The PhD project aims at determining the particle-related microstructural features (sizes, morphology, nature, spatial distribution…) but also the environment-related features (matrix strength, crystallographic orientations…) that have to be tuned to extend the fields of application of recycling friendly Al alloys. For that, it is key to better understand and predict damage nucleation and growth from intermetallic particles in industrially relevant loading cases (plane strain tension, bending/unbending…).

Methodology:

• Fabrication of tailored Al-alloy grades with different microstructures (variations in Fe content, intermetallics size and spatial distribution, crystallographic textures…) to be submitted to plane strain tension, the loading state leading to most of the failure during stamping of automotive parts.
•  Microlaminography and nano-tomography experiments performed at the European synchrotron ESRF or KIT (Germany) to obtain high and very high resolution 3D imaging during in situ testing.
• Post-treatment of resulting data to link for the same time the local strain fields, the spatial and morphological distribution of second phase particles and the damage evolution during straining.
• Characterization of the complete initial polycrystalline structure for selected cases using laboratory diffraction contrast tomography (DCT carried out at Xnovotech, Denmark)
• Combined analysis of the grain orientations, local strain field heterogeneities and locations of particles leading to damage initiation in order to identify the governing mechanisms
• Crystal plasticity FE simulations and comparison with experimental strain fields
• Generation of input data (both microstructure and boundary conditions) for micro-scale FE simulations of representative volume elements (RVE) loaded in plane strain tension to be conducted in cooperation with CEMEF (Mines Paristech, Sophia Antipolis).

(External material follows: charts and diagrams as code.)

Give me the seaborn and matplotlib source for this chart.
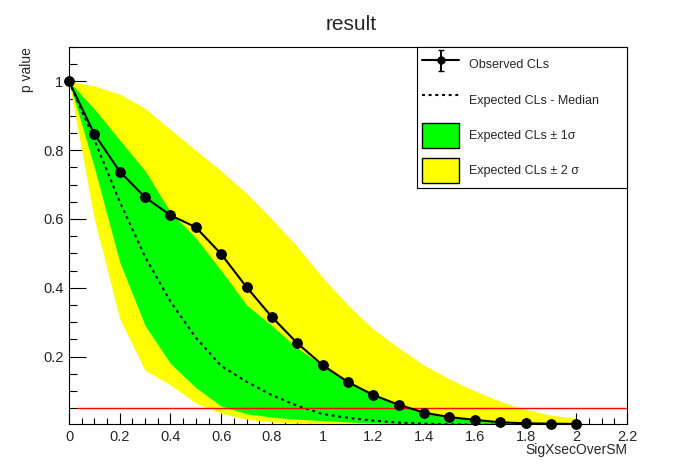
import numpy as np
import pandas as pd
import seaborn as sns
import matplotlib
matplotlib.use("Agg")
from matplotlib import pyplot as plt
from matplotlib.patches import Patch
from matplotlib.lines import Line2D
from matplotlib.legend_handler import HandlerErrorbar
from matplotlib.ticker import MultipleLocator, FuncFormatter

# values -----------------------------------------------------------------------
mu = [0.0, 0.1, 0.2, 0.3, 0.4, 0.5, 0.6, 0.7, 0.8, 0.9, 1.0,
      1.1, 1.2, 1.3, 1.4, 1.5, 1.6, 1.7, 1.8, 1.9, 2.0]
observed = [1.0, 0.847, 0.738, 0.663, 0.611, 0.576, 0.498, 0.402, 0.315, 0.239, 0.175,
            0.126, 0.088, 0.060, 0.037, 0.024, 0.016, 0.009, 0.006, 0.005, 0.004]
expected_median = [1.0, 0.83, 0.65, 0.49, 0.36, 0.255, 0.173, 0.127, 0.088, 0.057, 0.033,
                   0.022, 0.014, 0.008, 0.005, 0.003, 0.002, 0.0015, 0.001, 0.0007, 0.0005]
band_1s_low = [1.0, 0.75, 0.475, 0.29, 0.18, 0.11, 0.056, 0.034, 0.024, 0.018, 0.014,
               0.010, 0.007, 0.005, 0.003, 0.002, 0.0015, 0.001, 0.001, 0.0008, 0.0005]
band_1s_high = [1.0, 0.92, 0.83, 0.74, 0.62, 0.545, 0.45, 0.35, 0.29, 0.225, 0.175,
                0.125, 0.095, 0.060, 0.040, 0.025, 0.015, 0.009, 0.005, 0.003, 0.002]
band_2s_low = [1.0, 0.60, 0.31, 0.16, 0.118, 0.065, 0.035, 0.018, 0.010, 0.007, 0.005,
               0.004, 0.003, 0.002, 0.0015, 0.001, 0.001, 0.0008, 0.0005, 0.0004, 0.0003]
band_2s_high = [1.0, 0.987, 0.963, 0.922, 0.86, 0.80, 0.74, 0.675, 0.60, 0.52, 0.43,
                0.35, 0.28, 0.225, 0.175, 0.135, 0.10, 0.07, 0.046, 0.03, 0.02]
cl_level = 0.05

labels = ["Observed CLs", "Expected CLs - Median",
          "Expected CLs \u00b1 1\u03c3", "Expected CLs \u00b1 2 \u03c3"]

df = pd.DataFrame({"mu": mu, "obs": observed, "med": expected_median})

# style ------------------------------------------------------------------------
sns.set_style("ticks")
plt.rcParams["font.family"] = ["Liberation Sans", "DejaVu Sans"]

fig = plt.figure(figsize=(6.96, 4.72), dpi=100)
ax = fig.add_axes([69 / 696, 1 - 424 / 472, 558 / 696, 377 / 472])

ax.fill_between(df["mu"], band_2s_low, band_2s_high, color="#ffff00", lw=0)
ax.fill_between(df["mu"], band_1s_low, band_1s_high, color="#00ff00", lw=0)
sns.lineplot(data=df, x="mu", y="med", ax=ax, color="black", lw=1.5,
             linestyle=(0, (1.4, 1.8)))
ax.axhline(cl_level, xmin=0.015, color="red", lw=1)
sns.lineplot(data=df, x="mu", y="obs", ax=ax, color="black", lw=1.5,
             marker="o", markersize=7, markeredgecolor="black", clip_on=False)

ax.set_xlim(0, 2.2)
ax.set_ylim(0.004, 1.1)

fmt = FuncFormatter(lambda v, p: f"{v:g}")
ax.xaxis.set_major_locator(MultipleLocator(0.2))
ax.xaxis.set_minor_locator(MultipleLocator(0.05))
ax.yaxis.set_major_locator(MultipleLocator(0.2))
ax.yaxis.set_minor_locator(MultipleLocator(0.05))
ax.xaxis.set_major_formatter(fmt)
ax.yaxis.set_major_formatter(fmt)
ax.tick_params(which="both", direction="in", width=0.8, labelsize=10.5, color="black")
ax.tick_params(axis="x", which="major", length=8, pad=4)
ax.tick_params(axis="x", which="minor", length=4.3)
ax.tick_params(axis="y", which="major", length=12, pad=4)
ax.tick_params(axis="y", which="minor", length=6)
for s in ax.spines.values():
    s.set_color("black")
    s.set_linewidth(0.8)

ax.set_xlabel("SigXsecOverSM", fontsize=10, loc="right")
ax.set_ylabel("p value", fontsize=10, loc="top")
ax.xaxis.set_label_coords(1.0, -0.05)
ax.yaxis.set_label_coords(-0.063, 1.0)
fig.text(0.504, 1 - 24.5 / 472, "result", ha="center", va="center", fontsize=15)

# legend -----------------------------------------------------------------------
obs_h = ax.errorbar([np.nan], [np.nan], yerr=[np.nan], fmt="-o", color="black",
                    lw=1.5, ms=5, capsize=2.5, elinewidth=1.5)
med_h = Line2D([], [], color="black", lw=1.5, linestyle=(0, (1.4, 1.8)))
g_h = Patch(facecolor="#00ff00", edgecolor="black", lw=1)
y_h = Patch(facecolor="#ffff00", edgecolor="black", lw=1)
leg = ax.legend([obs_h, med_h, g_h, y_h], labels, loc="upper left",
                bbox_to_anchor=(0.624, 0.625, 0.376, 0.375), mode="expand",
                fontsize=9, frameon=True, fancybox=False, framealpha=1,
                edgecolor="black", borderpad=0.4, handlelength=2.96,
                handleheight=2.7, labelspacing=0.82, handletextpad=0.8,
                borderaxespad=0, numpoints=1,
                handler_map={type(obs_h): HandlerErrorbar(yerr_size=0.85)})
leg.get_frame().set_linewidth(0.8)

fig.savefig("out.png", dpi=100)
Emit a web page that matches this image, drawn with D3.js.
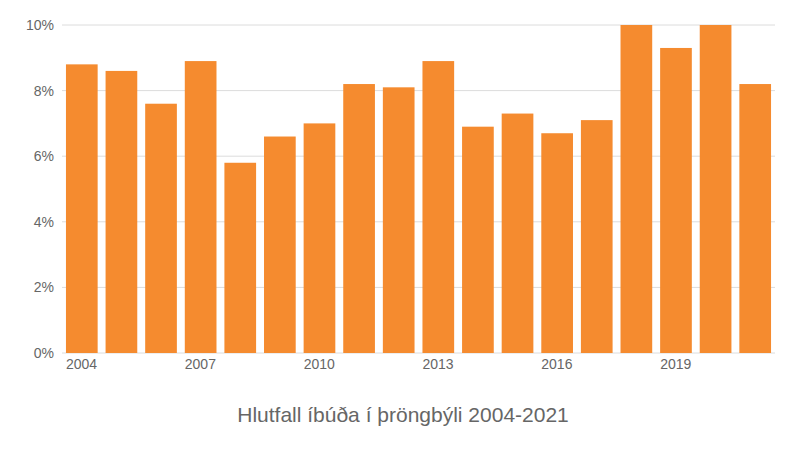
<!DOCTYPE html>
<html><head><meta charset="utf-8">
<script src="https://cdn.jsdelivr.net/npm/d3@7"></script>
<style>body{margin:0;background:#fff}text{font-family:"Liberation Sans",Arial,sans-serif}</style>
</head><body><svg id="c" width="800" height="450"></svg>
<script>
const years=[2004,2005,2006,2007,2008,2009,2010,2011,2012,2013,2014,2015,2016,2017,2018,2019,2020,2021];
const values=[8.8,8.6,7.6,8.9,5.8,6.6,7.0,8.2,8.1,8.9,6.9,7.3,6.7,7.1,10.0,9.3,10.0,8.2];
const yTicks=[0,2,4,6,8,10];
const xLabels=[2004,2007,2010,2013,2016,2019];
const title="Hlutfall íbúða í þröngbýli 2004-2021";
const svg=d3.select("#c");
const x=d3.scaleBand().domain(years).range([62,775]).paddingInner(0.2).paddingOuter(0.1);
const y=d3.scaleLinear().domain([0,10]).range([353,25]);
svg.append("g").selectAll("line").data(yTicks).join("line")
 .attr("x1",62).attr("x2",775).attr("y1",d=>y(d)).attr("y2",d=>y(d))
 .attr("stroke","#dcdcdc").attr("stroke-width",1);
svg.append("g").selectAll("text").data(yTicks).join("text")
 .attr("x",54).attr("y",d=>y(d)+5).attr("text-anchor","end")
 .attr("font-size",14).attr("fill","#666").text(d=>d+"%");
svg.append("g").selectAll("rect").data(values).join("rect")
 .attr("x",(d,i)=>x(years[i])).attr("width",x.bandwidth())
 .attr("y",d=>y(d)).attr("height",d=>y(0)-y(d)).attr("fill","#f58b2f");
svg.append("g").selectAll("text").data(xLabels).join("text")
 .attr("x",d=>x(d)).attr("y",369).attr("font-size",14).attr("fill","#666").text(d=>d);
svg.append("text").attr("x",403).attr("y",422).attr("text-anchor","middle")
 .attr("font-size",21).attr("fill","#666").text(title);
</script></body></html>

Key words: Recycling, Circular economy, damage nucleation, intermetallic particles, tomography, image correlation, finite element simulations

Your Profile:

• Masters-level degree or graduate of Engineering school (Mines, Centrale, INSA, INPs, UTC…) in Mechanics or Materials Science

• Strong motivation for both experimental techniques and simulation/modelling
• Knowledge in tomography, image analysis, artificial intelligence, finite element modelling would be a plus
• Strong digital skills would be a plus e.g. experimental data analysis using e.g. R, Python or statistical packages
• Ability to work/interact with both academic and industrial teams
• Strong analytical skills
• The PhD student is expected to self-motivated, creative, and capable of critical thinking

Starting date: from October 2023

Duration: 3 years

Research laboratory and Location : Centre des Matériaux – Pierre-Marie Fourt (psl.eu), Centre des Matériaux, Evry (90%)

Academic supervision: Thilo MORGENEYER, Henry PROUDHON (Mines Paristech)

Industrial supervision: Fanny MAS (Constellium C-TEC)